I was running Windows 2000 not XP.


I tried to install DSL to hda7. Windows appeared to be on hda1 (at least when I viewed the files from DSL). And hda 5 and hda7 (the only other hda things that appeared in DSL) both seemed to have the suse stuff on them. As the file I wanted to save was on hda5, I decided to install DSL to hda7. Was this the correct thinnking? Then, I am rather confused that now DSL cannot see hda5 (nor hda7). Plus Windows 200o (hda1) is also not booting.

I cannot find anything named fdisk.

Using Emelfm I can look in /mnt. Among anything with "hd" in the name, there is hd/ and hda1/. Like I said before also from the mount tool there is only hda1 whereas before there was hda5 and hda7 too.

Was the disk flakey to begin with you asked? Not sure what that means, but, windows always booted up. It did however stop being able to shut down, without me holding down the power button.
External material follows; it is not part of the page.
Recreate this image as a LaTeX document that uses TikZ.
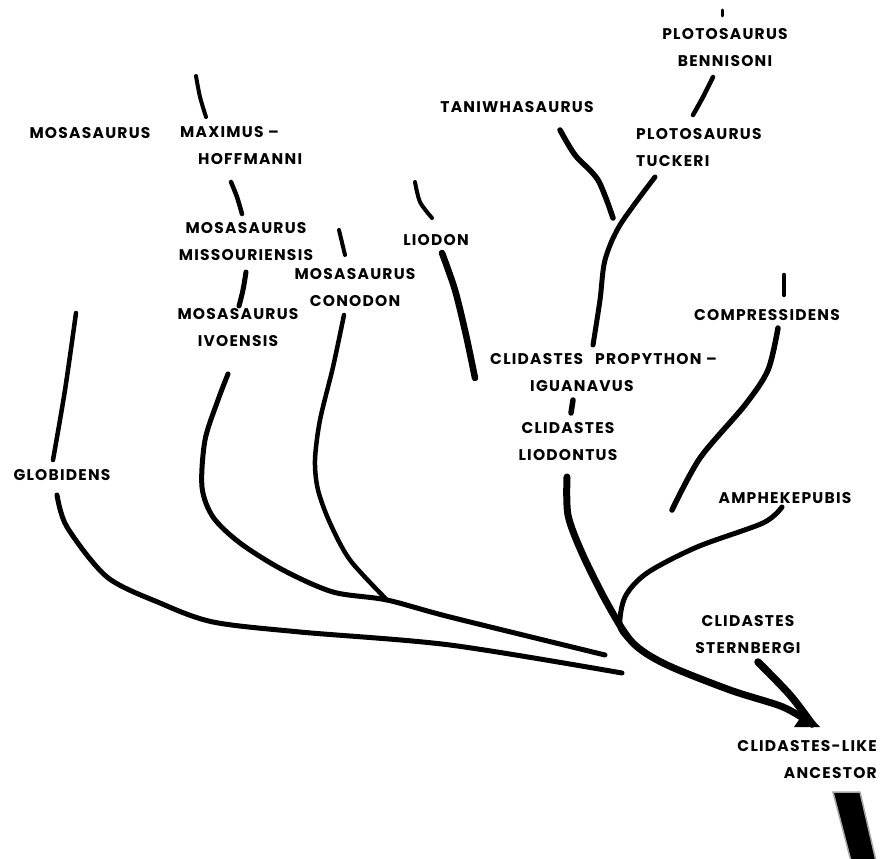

This started some time after another problem which prevented me getting into suse - I will explain below.

I don't know if it is SATA. It is a Toshiba satallite is that helps.
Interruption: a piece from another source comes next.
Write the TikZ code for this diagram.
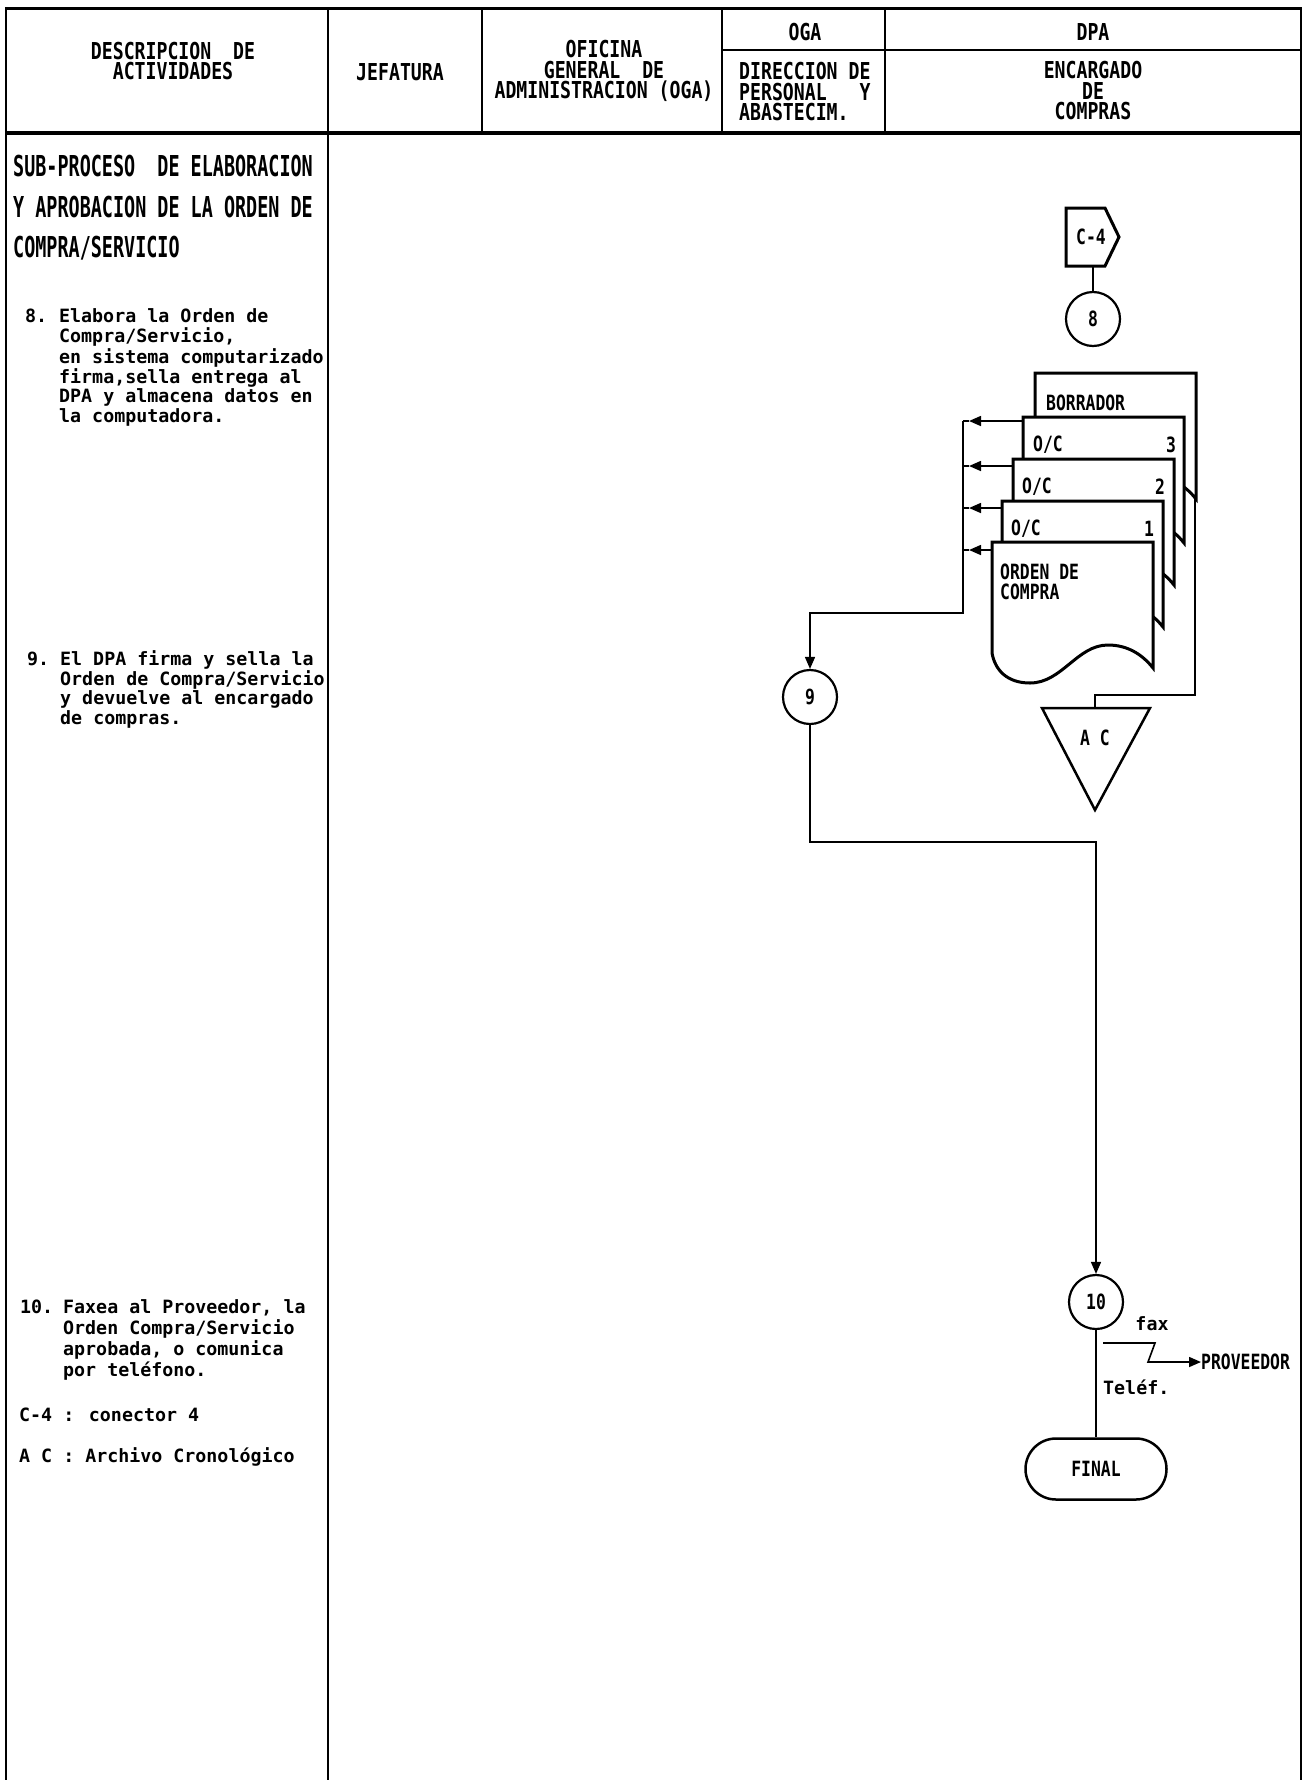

I had DSL up and running from the live CD. I can do live CD or "toram" without problems.

At aterminal type mount, you said. It says this:
/dev/roo on / type ext2 (rw)
/dev/scd0 on /cdrom type iso9660 (ro)
/dev/cloop on /KNOPPIX type iso9660 (ro)
/ramdisk on /ramdisk type tmpfs (rw,size=199400k,size=197046k)
/proc/bus/usb on /proc/bus/usb type usbdevfs (rw,devmode=0666)
dsl@box:[ a kind of squiggle I cannot find on my keyboard]$

Suse according to DSL seemed to be on hda5 and hda7. It wasn't booting because I had to give my username and password, everytime. That in itself was fine, but then several times it would not shut down, or crashed, and so I had to hold down the power button to turn it off. On one of these occasions, when I next turned it on, when typing my username and password it was as if my password was wrong. So I could never get back in since then. That is why I came to be using DSL, to try to save that one folder i wanted before erasing that OS.
Thank you
Justin

Posted by Woodlandjustin on July 05 2006,02:07
Quote (kerry @ July 04 2006,17:41)
justin can you post a copy of /boot/grub/menu.lst so we can see the settings for boot.

I tried typing that line into aterminal and it said "No such file or directory". I tried typing it into Emelfm and it said "not a directory". Perhaps I was meant to do something else with it?
Justini

Posted by brianw on July 05 2006,02:32
Justin,  I guess I should have spedified for fdisk (I usually forget to specify this point) that you would need to use sudo infront (i.e. sudo fdisk) (or more specifically sudo fdisk -l) which will list the partition table.  You were correct to install to hda7 if the file was on hda5 (usually hda1 is the main partition, hda2 is the extended partition and logical partitions start at hda5).  I am assuming since suse was installed that there is an hda6 but it is used for swap.  The fdisk command should confirm this.  Installing DSL (or any OS for that matter) should not destroy the partitions.  The only reason that should happen is if something over wrote the partition table (since windows is corrupted as well something may have happened).  The only thing I can think of for that is if there was some sort of wierd setup for the allocations (or something was corrupted and damaged).  Did you do the original setup or was this done by someone else?  I can't remeber seeing anything unusual about the toshiba that would indicate a weird setup.

The /boot/grub/menu.lst is a file you would view using a text editor but this would only apply after you installed and booted from the hard drive.  With that system you probably are not dealing with a SATA hard drive.

Let us know about the partition table so we can figure out where to go from here.

Posted by Woodlandjustin on July 05 2006,04:57
Quote (brianw @ July 04 2006,22:32)
I guess I should have spedified for fdisk (I usually forget to specify this point) that you would need to use sudo infront (i.e. sudo fdisk) (or more specifically sudo fdisk -l) which will list the partition table.

So I do that, and it says:

Warning: invalid flag 0x0000 of partition table 5 will be corrected by w(rite)

Disk /dev/hda: 20.0 GB, 20003880960 bytes
255 heads, 63 sectors/track, 2432 cylinders
Units = cylinders of 16065 * 512 = 8225280 bytes

  Device Boot    Start     End    Blocks     Id   System
/dev/hda1   *               1      638      5124703+    b  Win95 FAT32
/dev/hda2                 639   2432    14410305     f   Win95 Ext'd (LBA)
dsl@box:[squiggle thing]$

Posted by kerry on July 05 2006,05:26
looks like you don't have no hda5 or hda7, also you would need a linux partion to install. did you grab that gparted live cd? it's alot easier to work with partions and resizing if you can see it visually like this-> < http://img218.imageshack.us/img218/2527/gparted3yv.png >

also your extended partion is a fat, i'm not sure if you can make a linux partion on a extended fat. you can try to resize that and make a regular partion behind it.